# What is being asked:
Your copy of the material must match it exactly, except that pictures are dropped.

--------------------------------------------------

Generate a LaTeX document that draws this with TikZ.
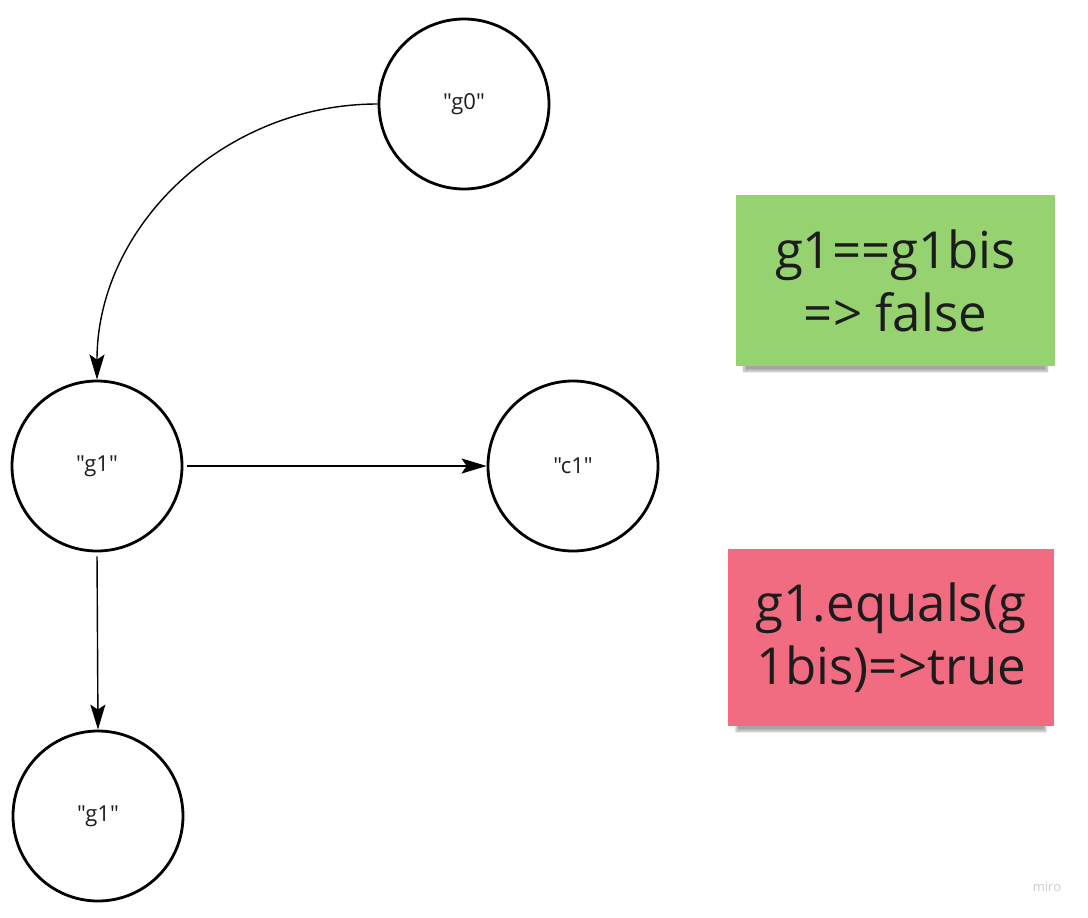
\documentclass[tikz,border=0pt]{standalone}
\usepackage{fontspec}
\setmainfont{Open Sans}[Ligatures=TeXOff]
\usetikzlibrary{arrows.meta,shadows.blur}

\definecolor{notegreen}{RGB}{150,210,112}
\definecolor{notered}{RGB}{241,108,128}
\definecolor{inktext}{RGB}{28,28,28}

\begin{document}
\begin{tikzpicture}[x=1pt, y=-1pt,
   obj/.style={draw, line width=2.8pt, circle, minimum size=170pt, inner sep=0pt,
      text=inktext, font=\fontsize{22}{26}\selectfont},
   ref/.style={-{Stealth[length=25pt, width=15pt, inset=5pt]}, line width=1.4pt},
   sticky/.style={align=center, inner sep=0pt, text=inktext,
      font=\fontsize{51}{63}\selectfont,
      blur shadow={shadow xshift=0pt, shadow yshift=-10pt, shadow blur steps=12,
         shadow opacity=35, shadow scale=0.95}}]
   \useasboundingbox (0,0) rectangle (1088,918);
   % the objects
   \node [obj] (g0) at (464,104) {"g0"};
   \node [obj] (g1) at (97,466) {"g1"};
   \node [obj] (c1) at (573,466) {"c1"};
   \node [obj] (g1b) at (98,816) {"g1"};
   % references
   \draw [ref] (g0.west) to[out=180, in=90] (g1.north);
   \draw [ref, shorten <=4pt] (g1.east) -- (c1.west);
   \draw [ref, shorten <=4pt] (g1.south) -- (g1b.north);
   % sticky notes
   \node [sticky, fill=notegreen, minimum width=319pt, minimum height=171pt]
      (falsenote) at (895.5,280.5) {g1==g1bis\\=> false};
   \node [sticky, fill=notered, minimum width=326pt, minimum height=177pt]
      (truenote) at (891,637.5) {g1.equals(g\\1bis)=>true};
   \node [text=gray!40, font=\fontsize{13}{15}\selectfont] (miro) at (1047,887) {miro};
\end{tikzpicture}
\end{document}
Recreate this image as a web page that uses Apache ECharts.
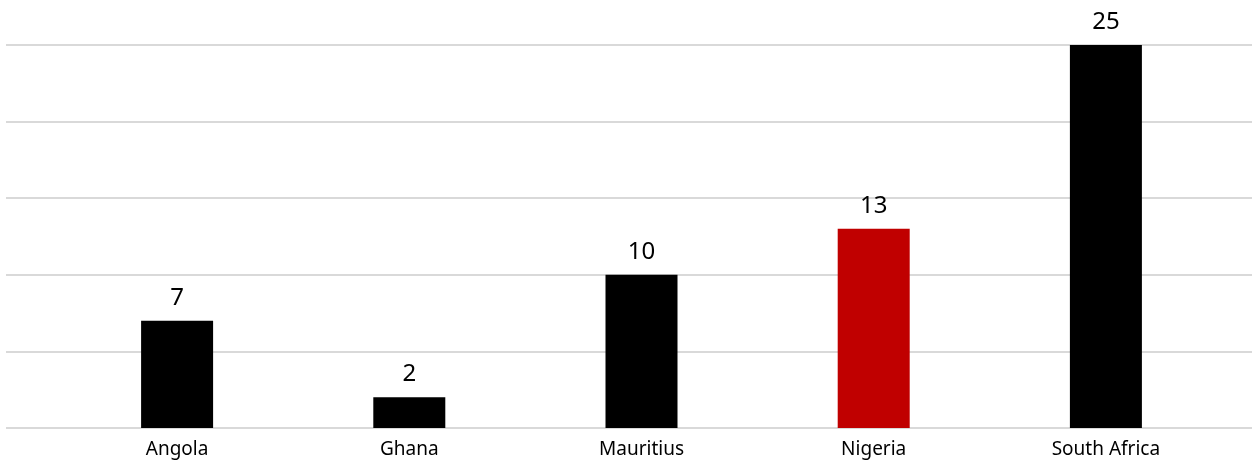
<!DOCTYPE html>
<html><head><meta charset="utf-8">
<script src="https://cdn.jsdelivr.net/npm/echarts@6/dist/echarts.min.js"></script>
<style>html,body{margin:0;padding:0;background:#fff}#c{width:1253px;height:464px}</style>
</head><body><div id="c"></div>
<script>
const categories = ['Angola', 'Ghana', 'Mauritius', 'Nigeria', 'South Africa'];
const values = [7, 2, 10, 13, 25];
const barColors = ['#000000', '#000000', '#000000', '#c00000', '#000000'];
const yMin = 0, yMax = 25, yStep = 5;

const chart = echarts.init(document.getElementById('c'), null, {renderer: 'canvas'});
const font = '"Noto Sans", "Open Sans", sans-serif';
chart.setOption({
  animation: false,
  grid: [
    {left: 6, right: 1, top: 45, bottom: 36, containLabel: false},
    {left: 61, right: 31, top: 45, bottom: 36, containLabel: false}
  ],
  xAxis: [
    {gridIndex: 0, type: 'value', show: false, min: 0, max: 1},
    {gridIndex: 1, type: 'category', data: categories,
     axisLine: {show: false}, axisTick: {show: false},
     axisLabel: {color: '#000', fontSize: 19, fontFamily: font, margin: 12}}
  ],
  yAxis: [
    {gridIndex: 0, type: 'value', min: yMin, max: yMax, interval: yStep,
     axisLabel: {show: false}, axisLine: {show: false}, axisTick: {show: false},
     splitLine: {lineStyle: {color: '#d9d9d9', width: 2}}},
    {gridIndex: 1, type: 'value', min: yMin, max: yMax, interval: yStep, show: false,
     splitLine: {show: false}}
  ],
  series: [{
    type: 'bar', xAxisIndex: 1, yAxisIndex: 1,
    data: values.map((v, i) => ({value: v, itemStyle: {color: barColors[i]}})),
    barWidth: 72,
    label: {show: true, position: 'top', distance: 11, color: '#000', fontSize: 24, fontFamily: font}
  }]
});
</script></body></html>
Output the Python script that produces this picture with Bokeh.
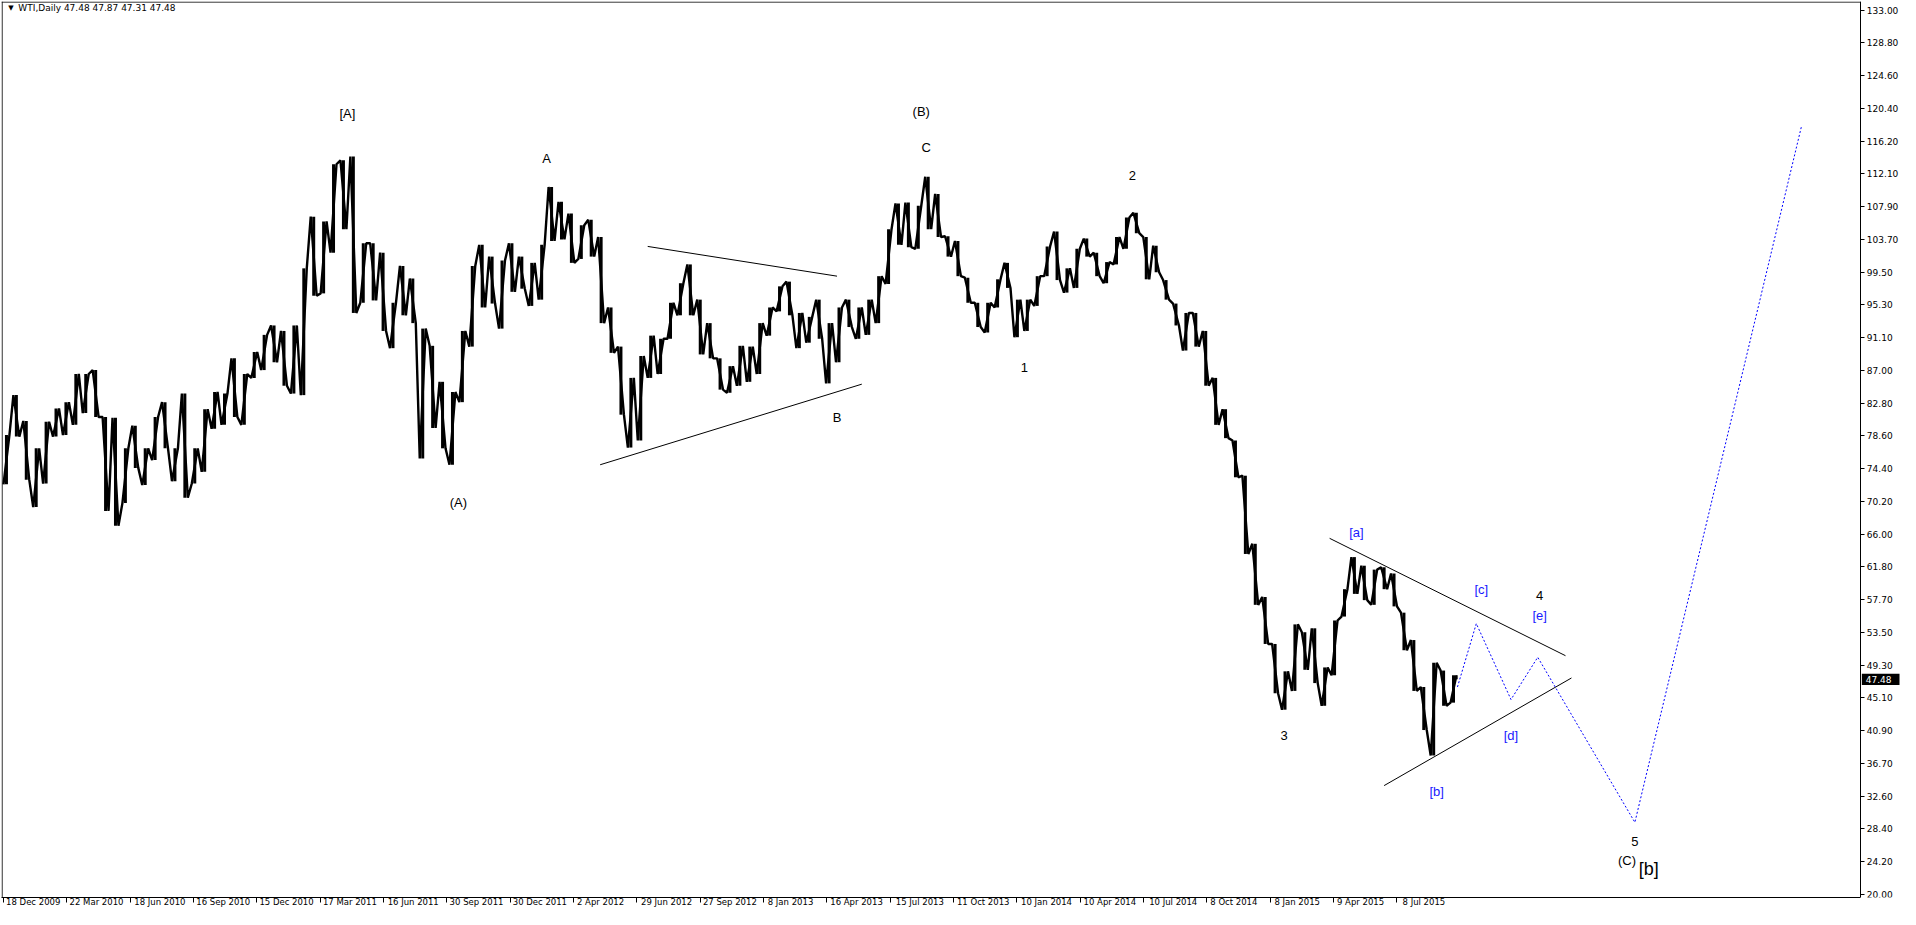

--------------------------------------------------

# Expected answer:
Generate a LaTeX document that draws this with TikZ.
\documentclass[tikz,border=0pt]{standalone}
\usepackage{fontspec}
\setmainfont{Open Sans}[Ligatures=TeXOff]
\usetikzlibrary{arrows.meta,shadows.blur}

\definecolor{notegreen}{RGB}{150,210,112}
\definecolor{notered}{RGB}{241,108,128}
\definecolor{inktext}{RGB}{28,28,28}

\begin{document}
\begin{tikzpicture}[x=1pt, y=-1pt,
   obj/.style={draw, line width=2.8pt, circle, minimum size=170pt, inner sep=0pt,
      text=inktext, font=\fontsize{22}{26}\selectfont},
   ref/.style={-{Stealth[length=25pt, width=15pt, inset=5pt]}, line width=1.4pt},
   sticky/.style={align=center, inner sep=0pt, text=inktext,
      font=\fontsize{51}{63}\selectfont,
      blur shadow={shadow xshift=0pt, shadow yshift=-10pt, shadow blur steps=12,
         shadow opacity=35, shadow scale=0.95}}]
   \useasboundingbox (0,0) rectangle (1088,918);
   % the objects
   \node [obj] (g0) at (464,104) {"g0"};
   \node [obj] (g1) at (97,466) {"g1"};
   \node [obj] (c1) at (573,466) {"c1"};
   \node [obj] (g1b) at (98,816) {"g1"};
   % references
   \draw [ref] (g0.west) to[out=180, in=90] (g1.north);
   \draw [ref, shorten <=4pt] (g1.east) -- (c1.west);
   \draw [ref, shorten <=4pt] (g1.south) -- (g1b.north);
   % sticky notes
   \node [sticky, fill=notegreen, minimum width=319pt, minimum height=171pt]
      (falsenote) at (895.5,280.5) {g1==g1bis\\=> false};
   \node [sticky, fill=notered, minimum width=326pt, minimum height=177pt]
      (truenote) at (891,637.5) {g1.equals(g\\1bis)=>true};
   \node [text=gray!40, font=\fontsize{13}{15}\selectfont] (miro) at (1047,887) {miro};
\end{tikzpicture}
\end{document}
Recreate this image as a web page that uses Apache ECharts.
<!DOCTYPE html>
<html><head><meta charset="utf-8">
<script src="https://cdn.jsdelivr.net/npm/echarts@6/dist/echarts.min.js"></script>
<style>html,body{margin:0;padding:0;background:#fff}#c{width:1253px;height:464px}</style>
</head><body><div id="c"></div>
<script>
const categories = ['Angola', 'Ghana', 'Mauritius', 'Nigeria', 'South Africa'];
const values = [7, 2, 10, 13, 25];
const barColors = ['#000000', '#000000', '#000000', '#c00000', '#000000'];
const yMin = 0, yMax = 25, yStep = 5;

const chart = echarts.init(document.getElementById('c'), null, {renderer: 'canvas'});
const font = '"Noto Sans", "Open Sans", sans-serif';
chart.setOption({
  animation: false,
  grid: [
    {left: 6, right: 1, top: 45, bottom: 36, containLabel: false},
    {left: 61, right: 31, top: 45, bottom: 36, containLabel: false}
  ],
  xAxis: [
    {gridIndex: 0, type: 'value', show: false, min: 0, max: 1},
    {gridIndex: 1, type: 'category', data: categories,
     axisLine: {show: false}, axisTick: {show: false},
     axisLabel: {color: '#000', fontSize: 19, fontFamily: font, margin: 12}}
  ],
  yAxis: [
    {gridIndex: 0, type: 'value', min: yMin, max: yMax, interval: yStep,
     axisLabel: {show: false}, axisLine: {show: false}, axisTick: {show: false},
     splitLine: {lineStyle: {color: '#d9d9d9', width: 2}}},
    {gridIndex: 1, type: 'value', min: yMin, max: yMax, interval: yStep, show: false,
     splitLine: {show: false}}
  ],
  series: [{
    type: 'bar', xAxisIndex: 1, yAxisIndex: 1,
    data: values.map((v, i) => ({value: v, itemStyle: {color: barColors[i]}})),
    barWidth: 72,
    label: {show: true, position: 'top', distance: 11, color: '#000', fontSize: 24, fontFamily: font}
  }]
});
</script></body></html>
Output the Python script that produces this picture with Bokeh.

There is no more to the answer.